Jak oceniasz sezon z perspektywy zawodów juniorskich? Notowałeś dobre występy choćby w MIMW, awansowałeś też do finału BK i SK.

- Zawody młodzieżowe, czy to Liga Zachodnia, czy Wielkopolska, czy też Kadra Juniorów dają dużo objeżdżenia. Możemy zapoznać się z innymi torami, z innymi nawierzchniami. Właśnie o to w tym chodzi, żeby dużo startować. Teraz pod koniec sezonu były finały Brązowego i Srebrnego Kasku. W tym pierwszym miałem trochę pecha, jeden z motocykli nie chciał "jechać" na tej nawierzchni, poza tym pierwszy raz startowałem w Gdańsku. W piątek w Rzeszowie też mogło być lepiej, tych punkcików trochę "uciekło", tak jak wtedy gdy do końca nieskutecznie atakowałem Szymona Kiełbasę. Ogólnie jest dobrze, forma ciągle rośnie, teraz jedziemy we wtorek do Ostrowa i tam na pewno powalczę o dobry wynik.

Odczuwasz znużenie długim sezonem?

- Ja jako zawodnik tego nie odczuwam, bardziej sprzęt i moi mechanicy.

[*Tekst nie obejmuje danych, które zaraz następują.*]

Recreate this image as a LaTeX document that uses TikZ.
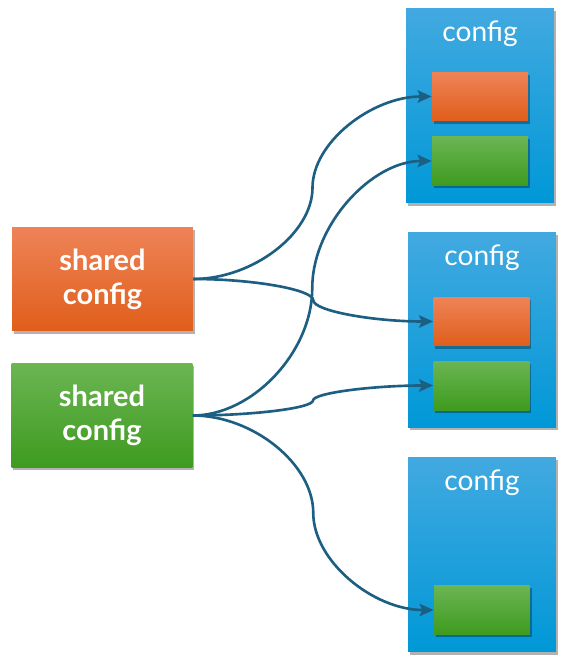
\documentclass[tikz,border=0pt]{standalone}
\usepackage{fontspec}
\setmainfont{Lato}
\usetikzlibrary{arrows.meta,calc,shadows}

\definecolor{orgtop}{HTML}{EE8357}
\definecolor{orgbot}{HTML}{E05E1B}
\definecolor{grntop}{HTML}{6BB553}
\definecolor{grnbot}{HTML}{3E9B1F}
\definecolor{blutop}{HTML}{42A9E0}
\definecolor{blubot}{HTML}{0098D7}
\definecolor{linkc}{HTML}{1C5F82}

\tikzset{
	shadowed/.style={drop shadow={shadow xshift=1pt,shadow yshift=-1.6pt,opacity=0.3,fill=black}},
	orgfill/.style={shadowed,top color=orgtop,bottom color=orgbot},
	grnfill/.style={shadowed,top color=grntop,bottom color=grnbot},
	shared/.style={minimum width=3.62cm,minimum height=2.08cm,inner sep=0pt,
		text=white,align=center,font=\bfseries\fontsize{16.5}{19.5}\selectfont},
	cfgbox/.style={shadowed,top color=blutop,bottom color=blubot,
		minimum width=2.96cm,minimum height=3.9cm,inner sep=0pt},
	cfgtext/.style={text=white,font=\fontsize{16}{19}\selectfont},
	slot/.style={minimum width=1.92cm,minimum height=0.98cm,inner sep=0pt},
	link/.style={linkc,line width=1.5pt,-{Stealth[length=8pt,width=7pt,inset=1.5pt]},
		to path={let \p1=(\tikztostart), \p2=(\tikztotarget) in
			.. controls ({0.75*\x1+0.25*\x2},\y1) and ({0.5*\x1+0.5*\x2},{0.75*\y1+0.25*\y2})
			.. ({0.5*\x1+0.5*\x2},{0.5*\y1+0.5*\y2})
			.. controls ({0.5*\x1+0.5*\x2},{0.25*\y1+0.75*\y2}) and ({0.25*\x1+0.75*\x2},\y2)
			.. (\tikztotarget)}}
}

\begin{document}
\begin{tikzpicture}[x=0.02cm,y=-0.02cm]
\useasboundingbox (0,0) rectangle (562,666);

% shared boxes
\node[shared,orgfill] (shO) at (102.5,279) {shared\\config};
\node[shared,grnfill] (shG) at (102,415.5) {shared\\config};

% config boxes
\node[cfgbox] (cfgA) at (480,105.5) {};
\node[cfgbox] (cfgB) at (482,330) {};
\node[cfgbox] (cfgC) at (482,554.5) {};
\foreach\c in {cfgA,cfgB,cfgC}{
	\node[cfgtext] (\c t) at ([yshift=-0.52cm]\c.north) {config};}

\node[slot,orgfill] (aO) at (480,96.5) {};
\node[slot,grnfill] (aG) at (480,161) {};
\node[slot,orgfill] (bO) at (481.5,321.5) {};
\node[slot,grnfill] (bG) at (481.5,385.5) {};
\node[slot,grnfill] (cG) at (482,610) {};

% links
\draw[link] (shO.east) to (aO.west);
\draw[link] (shO.east) to (bO.west);
\draw[link] (shG.east) to (aG.west);
\draw[link] (shG.east) to (bG.west);
\draw[link] (shG.east) to (cG.west);
\end{tikzpicture}
\end{document}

Wiadomo, że dalekie podróże się na nich "odbijają".

Jesteś dość wysokim zawodnikiem. Nie przeszkadza ci to podczas jazdy?

- Myślę, że nie, bo jeżdżę od dzieciństwa, więc rosłem równo z motocyklem. Jeżeli zawodnik w momencie rozpoczęcia kariery jest wysoko, to może być problem, jednak dla mnie nie ma to znaczenia.

U progu kariery miałeś bardzo przykrą kontuzję. Czy odczuwasz do dzisiaj jej skutki?

- Pewne skutki odczuwam, ale bardzo drobne. Ostatnio podczas zajęć na siłowni zauważyłem, że zerwał mi się mięsień właśnie w tej prawej nodze, która była złamana. To było bardzo trudne do wykrycia i lekarze tego nie zdiagnozowali. Nie przeszkadza mi to na szczęście w jeździe i nie myślę o tym.